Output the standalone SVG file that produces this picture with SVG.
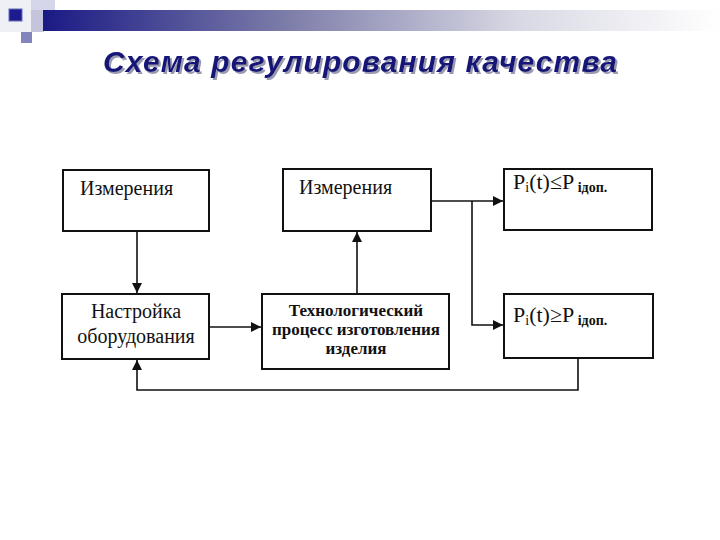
<svg xmlns="http://www.w3.org/2000/svg" width="720" height="540" viewBox="0 0 720 540">
<style>
.box{fill:#fff;stroke:#111;stroke-width:2}
.t{font-family:"Liberation Serif","Times New Roman",serif;fill:#111}
.c{fill:none;stroke:#111;stroke-width:1.6}
</style>
<defs>
<linearGradient id="bar" x1="0" y1="0" x2="1" y2="0">
<stop offset="0" stop-color="#1a1a85"/>
<stop offset="0.35" stop-color="#7a7aa8"/>
<stop offset="0.7" stop-color="#d8d8e4"/>
<stop offset="1" stop-color="#ffffff"/>
</linearGradient>
<filter id="sh" x="-5%" y="-30%" width="110%" height="160%">
<feDropShadow dx="2" dy="2" stdDeviation="0.6" flood-color="#9a9ab0" flood-opacity="1"/>
</filter>
<marker id="ah" viewBox="0 0 10 10" refX="10" refY="5" markerWidth="10" markerHeight="10" markerUnits="userSpaceOnUse" orient="auto">
<path d="M0,0 L10,5 L0,10 Z" fill="#111"/>
</marker>
</defs>
<rect width="720" height="540" fill="#fff"/>
<g id="decor">
<rect x="0" y="0" width="32" height="32" fill="#eef0f6"/>
<rect x="31" y="0" width="24" height="10" fill="#d6d6ea"/>
<rect x="31" y="10" width="13" height="22" fill="#c4c4dc"/>
<rect x="43" y="10" width="677" height="21" fill="url(#bar)"/>
<rect x="9" y="9" width="13" height="12" fill="#1c1c8e" stroke="#6a6ab8" stroke-width="1"/>
<rect x="21" y="32" width="11" height="11" fill="#8484bc"/>
</g>
<g id="title">
<text x="360" y="72" text-anchor="middle" font-family="Liberation Sans,Arial,sans-serif" font-size="30" font-weight="bold" font-style="italic" fill="#141478" textLength="514" filter="url(#sh)">Схема регулирования качества</text>
</g>
<g id="connectors">
<line class="c" x1="137" y1="231" x2="137" y2="293" marker-end="url(#ah)"/>
<line class="c" x1="209" y1="327" x2="261" y2="327" marker-end="url(#ah)"/>
<line class="c" x1="357" y1="294" x2="357" y2="232" marker-end="url(#ah)"/>
<line class="c" x1="431" y1="201" x2="503" y2="201" marker-end="url(#ah)"/>
<polyline class="c" points="472,201 472,325 503,325" marker-end="url(#ah)"/>
<polyline class="c" points="578,358 578,390 137,390 137,360" marker-end="url(#ah)"/>
</g>
<g id="n1">
<rect class="box" x="63" y="170" width="146" height="61"/>
<text class="t" x="80" y="195" font-size="20">Измерения</text>
</g>
<g id="n2">
<rect class="box" x="283" y="169" width="148" height="62"/>
<text class="t" x="299" y="194" font-size="20">Измерения</text>
</g>
<g id="n3">
<rect class="box" x="504" y="169" width="148" height="61"/>
<text class="t" x="513" y="189" font-size="22">P<tspan font-size="14" dy="3">i</tspan><tspan dy="-3">(t)≤P</tspan><tspan font-size="14" dy="3" font-weight="bold"> iдоп.</tspan></text>
</g>
<g id="n4">
<rect class="box" x="62" y="294" width="147" height="65"/>
<text class="t" x="136" y="318" font-size="20" text-anchor="middle">Настройка</text>
<text class="t" x="136" y="343" font-size="20" text-anchor="middle">оборудования</text>
</g>
<g id="n5">
<rect class="box" x="262" y="294" width="187" height="75"/>
<text class="t" x="356" y="316" font-size="17" font-weight="bold" text-anchor="middle">Технологический</text>
<text class="t" x="356" y="335" font-size="17" font-weight="bold" text-anchor="middle">процесс изготовления</text>
<text class="t" x="356" y="354" font-size="17" font-weight="bold" text-anchor="middle">изделия</text>
</g>
<g id="n6">
<rect class="box" x="504" y="294" width="149" height="64"/>
<text class="t" x="513" y="322" font-size="22">P<tspan font-size="14" dy="3">i</tspan><tspan dy="-3">(t)≥P</tspan><tspan font-size="14" dy="3" font-weight="bold"> iдоп.</tspan></text>
</g>
</svg>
◇ ◇ ◇ ◇ ◇ ◇ ◇
What needs to be done:
Transcribe the material exactly, keeping every word and none of the pictures.

Exercise result:
Output the standalone SVG file that produces this picture with SVG.
<svg xmlns="http://www.w3.org/2000/svg" width="720" height="540" viewBox="0 0 720 540">
<style>
.box{fill:#fff;stroke:#111;stroke-width:2}
.t{font-family:"Liberation Serif","Times New Roman",serif;fill:#111}
.c{fill:none;stroke:#111;stroke-width:1.6}
</style>
<defs>
<linearGradient id="bar" x1="0" y1="0" x2="1" y2="0">
<stop offset="0" stop-color="#1a1a85"/>
<stop offset="0.35" stop-color="#7a7aa8"/>
<stop offset="0.7" stop-color="#d8d8e4"/>
<stop offset="1" stop-color="#ffffff"/>
</linearGradient>
<filter id="sh" x="-5%" y="-30%" width="110%" height="160%">
<feDropShadow dx="2" dy="2" stdDeviation="0.6" flood-color="#9a9ab0" flood-opacity="1"/>
</filter>
<marker id="ah" viewBox="0 0 10 10" refX="10" refY="5" markerWidth="10" markerHeight="10" markerUnits="userSpaceOnUse" orient="auto">
<path d="M0,0 L10,5 L0,10 Z" fill="#111"/>
</marker>
</defs>
<rect width="720" height="540" fill="#fff"/>
<g id="decor">
<rect x="0" y="0" width="32" height="32" fill="#eef0f6"/>
<rect x="31" y="0" width="24" height="10" fill="#d6d6ea"/>
<rect x="31" y="10" width="13" height="22" fill="#c4c4dc"/>
<rect x="43" y="10" width="677" height="21" fill="url(#bar)"/>
<rect x="9" y="9" width="13" height="12" fill="#1c1c8e" stroke="#6a6ab8" stroke-width="1"/>
<rect x="21" y="32" width="11" height="11" fill="#8484bc"/>
</g>
<g id="title">
<text x="360" y="72" text-anchor="middle" font-family="Liberation Sans,Arial,sans-serif" font-size="30" font-weight="bold" font-style="italic" fill="#141478" textLength="514" filter="url(#sh)">Схема регулирования качества</text>
</g>
<g id="connectors">
<line class="c" x1="137" y1="231" x2="137" y2="293" marker-end="url(#ah)"/>
<line class="c" x1="209" y1="327" x2="261" y2="327" marker-end="url(#ah)"/>
<line class="c" x1="357" y1="294" x2="357" y2="232" marker-end="url(#ah)"/>
<line class="c" x1="431" y1="201" x2="503" y2="201" marker-end="url(#ah)"/>
<polyline class="c" points="472,201 472,325 503,325" marker-end="url(#ah)"/>
<polyline class="c" points="578,358 578,390 137,390 137,360" marker-end="url(#ah)"/>
</g>
<g id="n1">
<rect class="box" x="63" y="170" width="146" height="61"/>
<text class="t" x="80" y="195" font-size="20">Измерения</text>
</g>
<g id="n2">
<rect class="box" x="283" y="169" width="148" height="62"/>
<text class="t" x="299" y="194" font-size="20">Измерения</text>
</g>
<g id="n3">
<rect class="box" x="504" y="169" width="148" height="61"/>
<text class="t" x="513" y="189" font-size="22">P<tspan font-size="14" dy="3">i</tspan><tspan dy="-3">(t)≤P</tspan><tspan font-size="14" dy="3" font-weight="bold"> iдоп.</tspan></text>
</g>
<g id="n4">
<rect class="box" x="62" y="294" width="147" height="65"/>
<text class="t" x="136" y="318" font-size="20" text-anchor="middle">Настройка</text>
<text class="t" x="136" y="343" font-size="20" text-anchor="middle">оборудования</text>
</g>
<g id="n5">
<rect class="box" x="262" y="294" width="187" height="75"/>
<text class="t" x="356" y="316" font-size="17" font-weight="bold" text-anchor="middle">Технологический</text>
<text class="t" x="356" y="335" font-size="17" font-weight="bold" text-anchor="middle">процесс изготовления</text>
<text class="t" x="356" y="354" font-size="17" font-weight="bold" text-anchor="middle">изделия</text>
</g>
<g id="n6">
<rect class="box" x="504" y="294" width="149" height="64"/>
<text class="t" x="513" y="322" font-size="22">P<tspan font-size="14" dy="3">i</tspan><tspan dy="-3">(t)≥P</tspan><tspan font-size="14" dy="3" font-weight="bold"> iдоп.</tspan></text>
</g>
</svg>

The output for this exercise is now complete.